>>>>

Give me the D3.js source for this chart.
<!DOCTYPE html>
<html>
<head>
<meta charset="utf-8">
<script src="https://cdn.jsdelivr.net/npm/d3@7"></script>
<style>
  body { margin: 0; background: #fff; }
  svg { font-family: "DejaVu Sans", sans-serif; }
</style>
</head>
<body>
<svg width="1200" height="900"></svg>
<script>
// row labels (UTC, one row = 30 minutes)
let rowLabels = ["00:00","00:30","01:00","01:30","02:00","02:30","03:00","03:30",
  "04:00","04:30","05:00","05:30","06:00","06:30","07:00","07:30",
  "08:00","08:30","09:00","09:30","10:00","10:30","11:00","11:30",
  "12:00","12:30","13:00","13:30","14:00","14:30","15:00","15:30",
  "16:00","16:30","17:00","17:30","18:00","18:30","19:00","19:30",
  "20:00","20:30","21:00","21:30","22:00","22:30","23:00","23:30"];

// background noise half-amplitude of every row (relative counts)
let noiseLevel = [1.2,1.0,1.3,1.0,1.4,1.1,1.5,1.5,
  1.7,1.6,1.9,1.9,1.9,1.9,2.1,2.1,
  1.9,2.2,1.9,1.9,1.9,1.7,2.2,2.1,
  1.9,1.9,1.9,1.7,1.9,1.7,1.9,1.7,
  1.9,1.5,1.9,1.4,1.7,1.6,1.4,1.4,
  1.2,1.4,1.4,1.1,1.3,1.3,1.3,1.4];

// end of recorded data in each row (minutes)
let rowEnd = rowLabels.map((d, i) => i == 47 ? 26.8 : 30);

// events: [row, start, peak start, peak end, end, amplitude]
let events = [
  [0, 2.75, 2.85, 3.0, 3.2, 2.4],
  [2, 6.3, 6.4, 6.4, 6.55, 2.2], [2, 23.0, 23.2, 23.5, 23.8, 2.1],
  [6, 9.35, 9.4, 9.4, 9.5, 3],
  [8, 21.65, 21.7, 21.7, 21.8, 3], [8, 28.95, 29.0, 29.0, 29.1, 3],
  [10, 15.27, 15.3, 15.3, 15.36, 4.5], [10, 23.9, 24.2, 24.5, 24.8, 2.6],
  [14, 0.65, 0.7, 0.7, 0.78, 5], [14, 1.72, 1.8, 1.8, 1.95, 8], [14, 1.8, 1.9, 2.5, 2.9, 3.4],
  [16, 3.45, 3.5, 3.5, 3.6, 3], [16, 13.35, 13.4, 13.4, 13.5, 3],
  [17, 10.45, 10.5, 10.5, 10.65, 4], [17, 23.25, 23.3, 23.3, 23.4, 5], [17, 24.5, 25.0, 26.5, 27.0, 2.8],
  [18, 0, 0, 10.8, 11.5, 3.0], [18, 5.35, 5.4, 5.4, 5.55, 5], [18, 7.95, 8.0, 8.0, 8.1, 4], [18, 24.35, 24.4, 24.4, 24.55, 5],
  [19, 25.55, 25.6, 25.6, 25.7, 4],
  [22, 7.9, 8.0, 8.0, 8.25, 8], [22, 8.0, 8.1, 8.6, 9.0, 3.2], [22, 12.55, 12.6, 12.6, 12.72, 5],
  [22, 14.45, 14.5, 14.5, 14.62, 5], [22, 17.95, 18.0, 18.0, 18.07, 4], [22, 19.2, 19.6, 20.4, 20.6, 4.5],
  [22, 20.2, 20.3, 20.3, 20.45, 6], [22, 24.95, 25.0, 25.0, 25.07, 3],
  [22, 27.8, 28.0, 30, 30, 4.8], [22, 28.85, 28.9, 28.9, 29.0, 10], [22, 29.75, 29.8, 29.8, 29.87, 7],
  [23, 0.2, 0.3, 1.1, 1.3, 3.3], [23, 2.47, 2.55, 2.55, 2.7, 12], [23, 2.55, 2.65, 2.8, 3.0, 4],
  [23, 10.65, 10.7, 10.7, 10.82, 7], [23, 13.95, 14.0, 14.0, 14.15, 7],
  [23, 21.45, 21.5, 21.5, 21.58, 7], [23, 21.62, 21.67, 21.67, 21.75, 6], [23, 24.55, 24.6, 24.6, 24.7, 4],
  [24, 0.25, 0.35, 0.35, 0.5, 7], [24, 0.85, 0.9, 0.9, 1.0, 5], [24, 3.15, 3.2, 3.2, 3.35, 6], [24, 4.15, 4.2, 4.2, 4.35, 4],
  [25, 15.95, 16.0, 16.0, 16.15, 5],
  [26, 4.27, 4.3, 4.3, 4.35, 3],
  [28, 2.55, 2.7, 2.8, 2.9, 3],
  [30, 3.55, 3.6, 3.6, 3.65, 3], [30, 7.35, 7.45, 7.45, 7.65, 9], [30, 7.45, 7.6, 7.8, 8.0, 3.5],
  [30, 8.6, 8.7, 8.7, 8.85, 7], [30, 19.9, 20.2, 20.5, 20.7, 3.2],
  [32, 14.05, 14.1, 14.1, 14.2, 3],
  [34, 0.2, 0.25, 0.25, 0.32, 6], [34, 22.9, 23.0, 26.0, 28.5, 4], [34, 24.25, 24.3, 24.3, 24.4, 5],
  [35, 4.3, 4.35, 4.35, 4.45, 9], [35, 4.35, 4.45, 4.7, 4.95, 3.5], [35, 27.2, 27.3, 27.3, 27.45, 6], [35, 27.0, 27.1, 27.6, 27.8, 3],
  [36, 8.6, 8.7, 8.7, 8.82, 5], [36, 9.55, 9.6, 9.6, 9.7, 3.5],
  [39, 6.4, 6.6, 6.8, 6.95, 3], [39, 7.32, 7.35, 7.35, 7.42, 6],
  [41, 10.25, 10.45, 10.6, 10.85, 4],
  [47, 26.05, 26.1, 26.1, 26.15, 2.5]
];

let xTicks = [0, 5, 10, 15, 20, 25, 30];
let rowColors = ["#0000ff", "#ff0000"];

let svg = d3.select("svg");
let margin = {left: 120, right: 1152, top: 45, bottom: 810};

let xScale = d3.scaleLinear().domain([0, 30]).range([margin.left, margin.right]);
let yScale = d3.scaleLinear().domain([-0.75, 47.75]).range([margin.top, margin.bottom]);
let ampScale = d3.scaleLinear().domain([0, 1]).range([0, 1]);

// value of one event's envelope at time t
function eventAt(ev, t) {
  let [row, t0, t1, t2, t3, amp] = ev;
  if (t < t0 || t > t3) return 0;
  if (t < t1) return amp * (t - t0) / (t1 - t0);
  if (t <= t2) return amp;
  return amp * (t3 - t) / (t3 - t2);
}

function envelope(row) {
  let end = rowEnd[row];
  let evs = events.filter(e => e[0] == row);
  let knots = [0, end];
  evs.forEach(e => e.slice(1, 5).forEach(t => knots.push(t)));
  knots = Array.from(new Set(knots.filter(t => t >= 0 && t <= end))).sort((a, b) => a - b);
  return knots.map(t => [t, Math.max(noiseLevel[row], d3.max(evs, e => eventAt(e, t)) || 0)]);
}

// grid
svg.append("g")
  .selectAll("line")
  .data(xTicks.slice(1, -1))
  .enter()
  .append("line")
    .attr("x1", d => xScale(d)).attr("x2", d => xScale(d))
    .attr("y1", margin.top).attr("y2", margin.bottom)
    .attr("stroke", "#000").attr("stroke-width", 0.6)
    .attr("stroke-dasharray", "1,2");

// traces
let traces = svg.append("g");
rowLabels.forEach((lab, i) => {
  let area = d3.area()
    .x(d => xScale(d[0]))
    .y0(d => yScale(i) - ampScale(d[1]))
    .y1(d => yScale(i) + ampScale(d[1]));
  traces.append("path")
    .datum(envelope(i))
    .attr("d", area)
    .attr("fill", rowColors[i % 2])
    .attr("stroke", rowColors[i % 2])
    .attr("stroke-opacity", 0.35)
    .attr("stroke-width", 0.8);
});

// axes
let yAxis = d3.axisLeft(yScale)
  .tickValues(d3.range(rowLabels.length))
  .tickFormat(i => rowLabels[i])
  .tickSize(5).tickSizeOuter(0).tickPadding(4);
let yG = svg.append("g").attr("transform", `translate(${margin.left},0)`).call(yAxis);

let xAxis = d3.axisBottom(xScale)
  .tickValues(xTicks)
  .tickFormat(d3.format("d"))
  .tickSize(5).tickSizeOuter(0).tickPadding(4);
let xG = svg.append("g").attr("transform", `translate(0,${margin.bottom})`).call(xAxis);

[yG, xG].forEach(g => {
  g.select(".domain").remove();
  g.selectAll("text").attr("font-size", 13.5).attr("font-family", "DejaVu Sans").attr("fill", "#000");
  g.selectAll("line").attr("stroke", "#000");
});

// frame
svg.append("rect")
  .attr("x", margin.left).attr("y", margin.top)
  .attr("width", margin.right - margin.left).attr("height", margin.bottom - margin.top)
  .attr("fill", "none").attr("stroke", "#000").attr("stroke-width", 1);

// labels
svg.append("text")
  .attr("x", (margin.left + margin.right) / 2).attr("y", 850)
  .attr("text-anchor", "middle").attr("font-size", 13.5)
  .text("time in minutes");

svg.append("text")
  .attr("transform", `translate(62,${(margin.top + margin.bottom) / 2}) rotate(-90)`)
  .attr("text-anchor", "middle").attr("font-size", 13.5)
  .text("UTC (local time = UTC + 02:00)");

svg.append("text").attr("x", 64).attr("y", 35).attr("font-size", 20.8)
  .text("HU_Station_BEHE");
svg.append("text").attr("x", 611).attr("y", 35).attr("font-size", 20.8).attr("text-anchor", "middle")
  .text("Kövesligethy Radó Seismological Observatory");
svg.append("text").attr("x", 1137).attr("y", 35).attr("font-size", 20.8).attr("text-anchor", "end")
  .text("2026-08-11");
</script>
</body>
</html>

<<<<
>>>>

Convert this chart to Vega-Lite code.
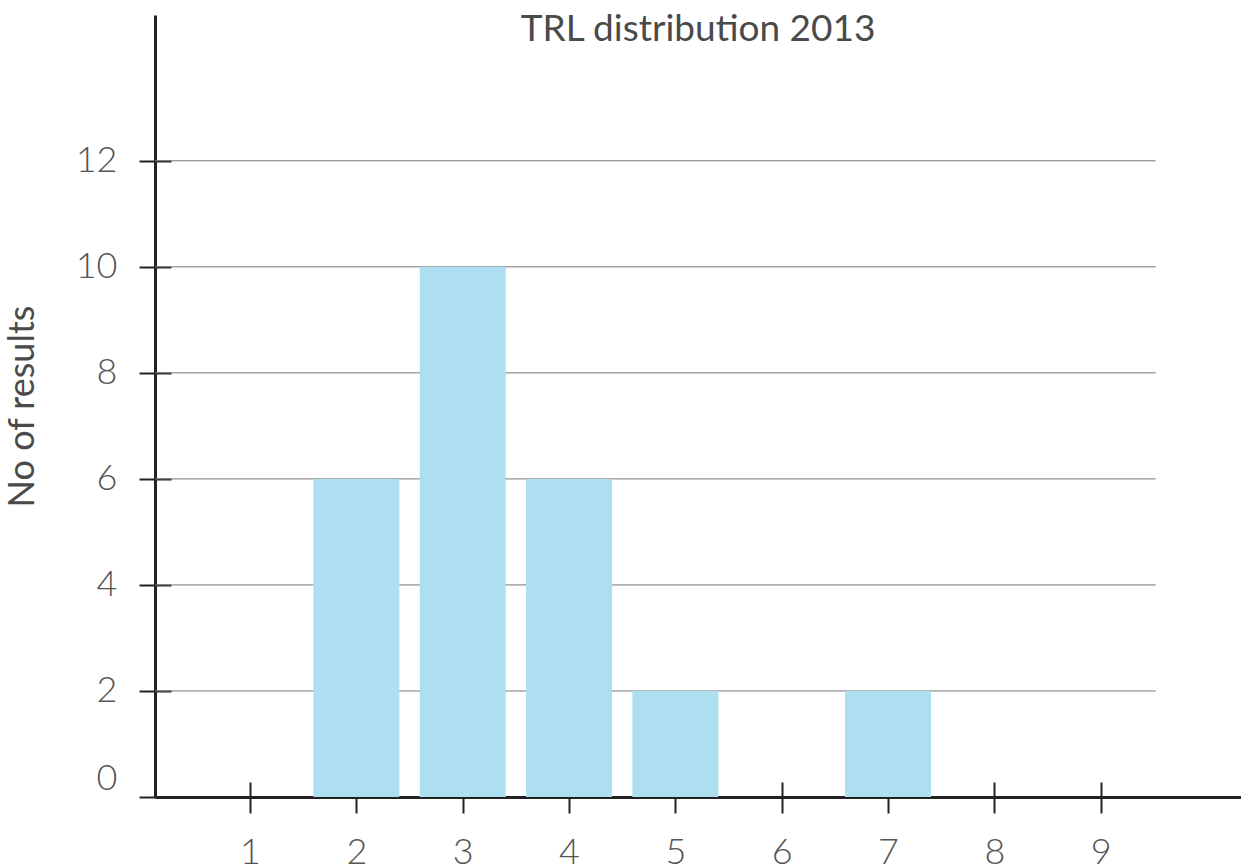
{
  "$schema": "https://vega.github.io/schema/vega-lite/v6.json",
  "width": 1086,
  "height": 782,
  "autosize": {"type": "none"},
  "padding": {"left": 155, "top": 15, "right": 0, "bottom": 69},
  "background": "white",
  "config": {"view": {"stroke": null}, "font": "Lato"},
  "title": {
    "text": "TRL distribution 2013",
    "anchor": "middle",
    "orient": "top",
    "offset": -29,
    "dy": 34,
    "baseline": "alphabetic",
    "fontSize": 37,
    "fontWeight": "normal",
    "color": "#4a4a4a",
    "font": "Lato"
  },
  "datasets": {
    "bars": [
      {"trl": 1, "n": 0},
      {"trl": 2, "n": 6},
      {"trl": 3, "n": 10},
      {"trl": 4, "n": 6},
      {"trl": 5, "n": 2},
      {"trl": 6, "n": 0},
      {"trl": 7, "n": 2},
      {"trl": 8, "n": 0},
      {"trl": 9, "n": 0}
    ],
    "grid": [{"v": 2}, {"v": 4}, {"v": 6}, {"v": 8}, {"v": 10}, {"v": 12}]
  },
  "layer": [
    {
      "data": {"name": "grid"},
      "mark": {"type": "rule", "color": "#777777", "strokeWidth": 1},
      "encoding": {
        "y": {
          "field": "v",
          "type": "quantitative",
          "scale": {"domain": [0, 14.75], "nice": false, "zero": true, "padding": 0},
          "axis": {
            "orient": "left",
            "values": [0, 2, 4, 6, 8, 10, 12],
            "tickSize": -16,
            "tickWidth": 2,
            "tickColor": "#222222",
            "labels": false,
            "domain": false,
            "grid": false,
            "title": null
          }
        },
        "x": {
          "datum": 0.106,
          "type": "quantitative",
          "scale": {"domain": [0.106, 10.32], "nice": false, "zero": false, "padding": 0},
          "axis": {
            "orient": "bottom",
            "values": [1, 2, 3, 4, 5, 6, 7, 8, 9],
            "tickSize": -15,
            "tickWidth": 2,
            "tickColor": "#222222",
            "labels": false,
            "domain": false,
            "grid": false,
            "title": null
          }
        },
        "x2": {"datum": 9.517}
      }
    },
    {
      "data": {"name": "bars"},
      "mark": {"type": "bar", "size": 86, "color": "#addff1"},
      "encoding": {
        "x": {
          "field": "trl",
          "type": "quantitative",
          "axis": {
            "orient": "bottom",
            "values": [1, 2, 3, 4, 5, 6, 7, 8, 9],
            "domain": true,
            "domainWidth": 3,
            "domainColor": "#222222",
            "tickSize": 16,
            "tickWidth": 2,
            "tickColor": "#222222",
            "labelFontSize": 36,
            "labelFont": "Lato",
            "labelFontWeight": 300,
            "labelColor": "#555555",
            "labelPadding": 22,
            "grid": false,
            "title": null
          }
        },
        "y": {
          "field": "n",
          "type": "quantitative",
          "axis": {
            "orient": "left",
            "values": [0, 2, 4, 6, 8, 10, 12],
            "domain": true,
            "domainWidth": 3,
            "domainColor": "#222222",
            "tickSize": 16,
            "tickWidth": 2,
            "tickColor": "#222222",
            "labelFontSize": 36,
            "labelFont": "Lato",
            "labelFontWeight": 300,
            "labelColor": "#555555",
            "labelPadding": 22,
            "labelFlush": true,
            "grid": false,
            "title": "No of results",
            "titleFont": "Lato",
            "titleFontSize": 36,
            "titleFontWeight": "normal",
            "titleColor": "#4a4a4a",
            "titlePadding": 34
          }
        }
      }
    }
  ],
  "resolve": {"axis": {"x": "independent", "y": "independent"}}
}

<<<<

=== EXERCISE BRIEF ===
Which lines contain "chart"? Copy each of them.

=== SOLUTION TO THE PROBLEM ===
Give me the D3.js source for this chart.
Convert this chart to Vega-Lite code.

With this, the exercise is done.